■ Aim ■
Using the data below, output the first line and every line after it up to and including the line containing "import plotly.graph_objects as go", exactly as written and with nothing added.

■ Given information ■
______

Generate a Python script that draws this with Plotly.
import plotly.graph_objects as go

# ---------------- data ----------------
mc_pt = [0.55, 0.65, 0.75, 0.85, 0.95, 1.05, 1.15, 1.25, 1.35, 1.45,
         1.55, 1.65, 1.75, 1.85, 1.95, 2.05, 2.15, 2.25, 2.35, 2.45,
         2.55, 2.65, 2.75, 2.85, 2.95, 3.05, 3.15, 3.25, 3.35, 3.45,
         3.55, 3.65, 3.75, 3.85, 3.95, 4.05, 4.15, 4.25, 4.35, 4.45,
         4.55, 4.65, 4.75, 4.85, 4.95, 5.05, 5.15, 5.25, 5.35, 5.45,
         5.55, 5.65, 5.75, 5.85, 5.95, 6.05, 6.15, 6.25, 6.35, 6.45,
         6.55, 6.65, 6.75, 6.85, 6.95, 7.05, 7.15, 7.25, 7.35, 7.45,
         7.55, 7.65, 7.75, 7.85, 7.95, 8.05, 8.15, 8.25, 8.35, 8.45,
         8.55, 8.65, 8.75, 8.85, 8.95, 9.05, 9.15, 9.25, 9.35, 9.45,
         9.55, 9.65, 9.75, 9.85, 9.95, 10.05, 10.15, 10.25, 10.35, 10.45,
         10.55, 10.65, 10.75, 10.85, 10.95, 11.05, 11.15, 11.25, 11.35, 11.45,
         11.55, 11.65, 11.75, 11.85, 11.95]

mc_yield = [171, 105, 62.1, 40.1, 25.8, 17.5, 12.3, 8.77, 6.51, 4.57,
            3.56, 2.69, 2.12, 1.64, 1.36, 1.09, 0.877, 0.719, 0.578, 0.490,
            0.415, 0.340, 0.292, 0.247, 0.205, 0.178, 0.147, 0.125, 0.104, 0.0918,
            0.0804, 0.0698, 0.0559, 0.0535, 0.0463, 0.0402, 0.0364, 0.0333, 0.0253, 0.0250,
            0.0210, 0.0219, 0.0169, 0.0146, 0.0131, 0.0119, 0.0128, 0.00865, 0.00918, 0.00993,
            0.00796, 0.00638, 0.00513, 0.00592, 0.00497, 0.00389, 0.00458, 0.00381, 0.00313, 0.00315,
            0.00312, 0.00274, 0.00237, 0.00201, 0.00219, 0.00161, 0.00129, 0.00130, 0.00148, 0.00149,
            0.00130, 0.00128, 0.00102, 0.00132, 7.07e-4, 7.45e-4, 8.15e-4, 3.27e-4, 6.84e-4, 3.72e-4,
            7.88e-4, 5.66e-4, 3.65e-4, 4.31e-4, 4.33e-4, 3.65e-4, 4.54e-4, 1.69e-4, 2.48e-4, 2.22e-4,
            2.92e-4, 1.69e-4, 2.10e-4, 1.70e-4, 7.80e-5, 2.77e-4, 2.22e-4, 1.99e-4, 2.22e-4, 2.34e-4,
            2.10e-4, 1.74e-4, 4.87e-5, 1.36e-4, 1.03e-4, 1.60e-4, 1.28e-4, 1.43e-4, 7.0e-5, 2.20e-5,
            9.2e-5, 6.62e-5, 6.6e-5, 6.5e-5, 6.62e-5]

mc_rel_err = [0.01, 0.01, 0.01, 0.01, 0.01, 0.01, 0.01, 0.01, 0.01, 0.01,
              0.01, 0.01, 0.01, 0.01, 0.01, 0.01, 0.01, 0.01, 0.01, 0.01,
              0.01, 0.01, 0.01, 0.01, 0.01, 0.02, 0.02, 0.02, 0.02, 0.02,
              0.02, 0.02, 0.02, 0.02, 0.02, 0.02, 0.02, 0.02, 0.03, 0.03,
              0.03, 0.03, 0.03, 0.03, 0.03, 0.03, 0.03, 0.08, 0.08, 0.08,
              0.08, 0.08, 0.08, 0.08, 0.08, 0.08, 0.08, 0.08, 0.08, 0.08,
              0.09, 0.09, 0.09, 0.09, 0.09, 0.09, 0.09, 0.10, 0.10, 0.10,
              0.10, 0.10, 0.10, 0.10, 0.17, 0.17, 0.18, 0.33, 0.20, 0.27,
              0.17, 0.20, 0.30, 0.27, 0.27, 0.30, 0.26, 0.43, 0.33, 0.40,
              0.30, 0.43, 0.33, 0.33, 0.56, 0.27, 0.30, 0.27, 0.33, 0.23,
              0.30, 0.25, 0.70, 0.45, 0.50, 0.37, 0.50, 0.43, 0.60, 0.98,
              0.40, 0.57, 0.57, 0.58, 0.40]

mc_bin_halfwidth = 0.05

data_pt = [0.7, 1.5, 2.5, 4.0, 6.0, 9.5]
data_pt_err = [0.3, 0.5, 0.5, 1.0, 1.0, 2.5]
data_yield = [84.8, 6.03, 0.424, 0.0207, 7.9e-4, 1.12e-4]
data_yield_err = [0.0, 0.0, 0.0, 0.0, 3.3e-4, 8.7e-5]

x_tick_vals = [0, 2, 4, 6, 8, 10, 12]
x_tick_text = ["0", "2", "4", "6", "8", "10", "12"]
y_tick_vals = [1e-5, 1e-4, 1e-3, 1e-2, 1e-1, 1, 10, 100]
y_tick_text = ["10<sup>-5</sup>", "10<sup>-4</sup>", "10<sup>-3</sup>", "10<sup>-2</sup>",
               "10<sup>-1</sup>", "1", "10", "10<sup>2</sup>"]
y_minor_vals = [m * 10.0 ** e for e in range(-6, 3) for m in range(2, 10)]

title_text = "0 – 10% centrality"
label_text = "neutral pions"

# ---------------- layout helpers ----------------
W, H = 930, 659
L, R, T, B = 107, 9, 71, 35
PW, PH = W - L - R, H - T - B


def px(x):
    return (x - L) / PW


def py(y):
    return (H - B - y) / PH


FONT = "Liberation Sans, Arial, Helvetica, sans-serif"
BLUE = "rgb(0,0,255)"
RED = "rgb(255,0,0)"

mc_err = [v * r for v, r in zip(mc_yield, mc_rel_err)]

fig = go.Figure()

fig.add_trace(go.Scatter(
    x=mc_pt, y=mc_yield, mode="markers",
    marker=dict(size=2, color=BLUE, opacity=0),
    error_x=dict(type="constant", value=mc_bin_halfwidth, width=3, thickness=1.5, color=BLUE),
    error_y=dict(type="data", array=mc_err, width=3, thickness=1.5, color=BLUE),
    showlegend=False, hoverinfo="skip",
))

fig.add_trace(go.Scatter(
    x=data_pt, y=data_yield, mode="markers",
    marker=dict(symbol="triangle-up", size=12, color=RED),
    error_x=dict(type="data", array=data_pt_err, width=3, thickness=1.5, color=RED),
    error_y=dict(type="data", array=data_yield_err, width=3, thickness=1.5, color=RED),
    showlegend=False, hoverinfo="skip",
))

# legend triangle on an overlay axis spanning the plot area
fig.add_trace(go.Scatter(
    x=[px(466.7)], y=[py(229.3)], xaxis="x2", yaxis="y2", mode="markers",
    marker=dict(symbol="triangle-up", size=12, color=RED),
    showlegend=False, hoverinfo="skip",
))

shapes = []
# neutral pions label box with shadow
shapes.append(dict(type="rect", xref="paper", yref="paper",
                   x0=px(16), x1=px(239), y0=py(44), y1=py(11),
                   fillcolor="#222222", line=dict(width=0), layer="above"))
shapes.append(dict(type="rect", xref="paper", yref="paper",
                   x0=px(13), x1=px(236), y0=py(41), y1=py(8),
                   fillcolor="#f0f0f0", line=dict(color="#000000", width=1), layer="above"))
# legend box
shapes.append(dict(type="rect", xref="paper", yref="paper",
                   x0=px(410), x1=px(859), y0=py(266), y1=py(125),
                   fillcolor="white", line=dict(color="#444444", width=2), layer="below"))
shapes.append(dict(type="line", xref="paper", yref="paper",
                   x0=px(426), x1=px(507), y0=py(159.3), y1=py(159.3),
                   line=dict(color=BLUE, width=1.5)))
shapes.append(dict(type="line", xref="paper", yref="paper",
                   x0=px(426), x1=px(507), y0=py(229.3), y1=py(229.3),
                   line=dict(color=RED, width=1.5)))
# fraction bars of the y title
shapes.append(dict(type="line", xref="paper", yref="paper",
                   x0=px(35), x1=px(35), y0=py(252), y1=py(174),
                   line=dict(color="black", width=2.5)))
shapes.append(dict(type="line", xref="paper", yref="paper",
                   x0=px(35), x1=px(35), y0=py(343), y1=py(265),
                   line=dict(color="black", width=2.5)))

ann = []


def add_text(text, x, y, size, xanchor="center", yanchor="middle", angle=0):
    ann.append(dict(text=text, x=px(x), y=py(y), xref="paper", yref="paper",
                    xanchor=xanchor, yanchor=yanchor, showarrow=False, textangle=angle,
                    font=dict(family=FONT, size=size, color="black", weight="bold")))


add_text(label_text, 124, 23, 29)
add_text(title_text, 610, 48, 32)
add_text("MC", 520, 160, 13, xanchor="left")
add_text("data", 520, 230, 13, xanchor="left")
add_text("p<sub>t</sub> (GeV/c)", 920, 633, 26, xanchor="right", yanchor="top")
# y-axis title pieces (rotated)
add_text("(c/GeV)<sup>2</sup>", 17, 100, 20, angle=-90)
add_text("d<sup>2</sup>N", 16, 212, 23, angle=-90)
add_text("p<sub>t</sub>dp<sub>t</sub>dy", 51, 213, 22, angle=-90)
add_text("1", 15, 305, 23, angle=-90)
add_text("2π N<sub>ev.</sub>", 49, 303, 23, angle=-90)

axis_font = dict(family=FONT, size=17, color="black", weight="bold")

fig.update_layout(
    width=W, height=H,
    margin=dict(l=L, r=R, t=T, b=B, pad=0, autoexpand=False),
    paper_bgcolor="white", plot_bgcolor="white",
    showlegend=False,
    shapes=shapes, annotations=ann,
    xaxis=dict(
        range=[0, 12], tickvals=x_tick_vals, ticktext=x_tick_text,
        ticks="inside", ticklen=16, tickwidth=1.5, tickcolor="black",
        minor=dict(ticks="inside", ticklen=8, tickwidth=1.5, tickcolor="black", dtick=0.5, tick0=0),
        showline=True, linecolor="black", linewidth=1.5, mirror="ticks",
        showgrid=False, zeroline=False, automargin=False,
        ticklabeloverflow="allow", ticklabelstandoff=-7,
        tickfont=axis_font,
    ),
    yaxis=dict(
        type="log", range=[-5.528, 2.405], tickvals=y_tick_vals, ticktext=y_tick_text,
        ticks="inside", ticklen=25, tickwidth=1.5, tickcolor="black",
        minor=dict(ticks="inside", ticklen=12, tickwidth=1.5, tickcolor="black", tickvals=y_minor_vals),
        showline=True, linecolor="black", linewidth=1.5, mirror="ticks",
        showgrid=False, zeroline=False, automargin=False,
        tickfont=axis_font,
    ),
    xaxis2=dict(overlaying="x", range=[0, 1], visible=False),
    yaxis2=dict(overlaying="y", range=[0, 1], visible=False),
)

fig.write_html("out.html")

______

■ Output below ■
Generate a Python script that draws this with Plotly.
import plotly.graph_objects as go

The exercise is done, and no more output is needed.